Copper for Preventing Microbial Environmental Contamination
Casey AL, Lambert PA, Miruszenko L, Elliott TSJ. Poster presented at the Interscience Conference on Antimicrobial Agents and Chemotherapy (ICAAC), October 2008.
Background: Transmission of infection involves various vehicles, including contaminated surfaces which have stimulated interest in antimicrobial materials. Copper has antimicrobial activity and its application in the clinical setting has been explored. Activity of copper against a wide range of hospital pathogens was also determined.
Methods: Microorganisms were applied to copper and stainless steel and viability determined over 3 hours at room temperature following their recovery into a universal neutralising solution. Viability on the metal was also determined by direct observation using epifluorescence microscopy of propidium iodide/SYTO 9 stained cells. A pilot study assessed the number of microorganisms on copper-containing toilet seats, grab rails, tap handles, light switches and door push plates on a busy medical ward. The copper-containing items harboured fewer microorganisms than standard items on a control ward (p=0.01). The study design was adjusted to sample copper-containing and control items on the same ward. A copper-containing: toilet seat, set of tap handles and a ward entrance door push plate were sampled and compared against equivalent standard items.

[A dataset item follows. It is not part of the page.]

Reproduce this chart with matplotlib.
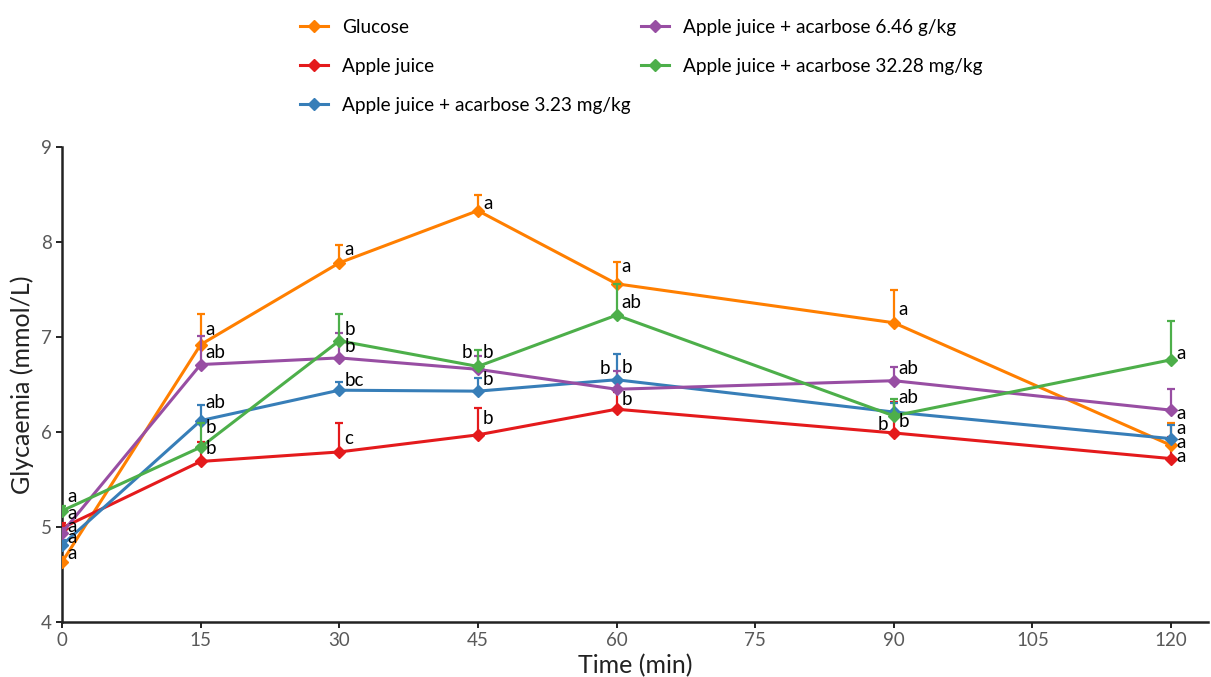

Results: The viability of Staphylococcus aureus, Escherichia coli, Klebsiella pneumoniae, Acinetobacter baumanii, Enterococcus spp. and Candida albicans was progressively reduced by at least 3 log 10 cycles over 3 hours on copper but not stainless steel surfaces. All copper-containing items harboured significantly fewer microorganisms (90%-100%) than their control equivalents.
Conclusions: Copper surfaces exhibit a pronounced antimicrobial action upon a range of pathogens, reducing viability over 3 hours contact at room temperature. Antimicrobial activity was also evident over a period of several months in the clinical setting. Copper surfaces may therefore be a valuable tool in preventing nosocomial infection.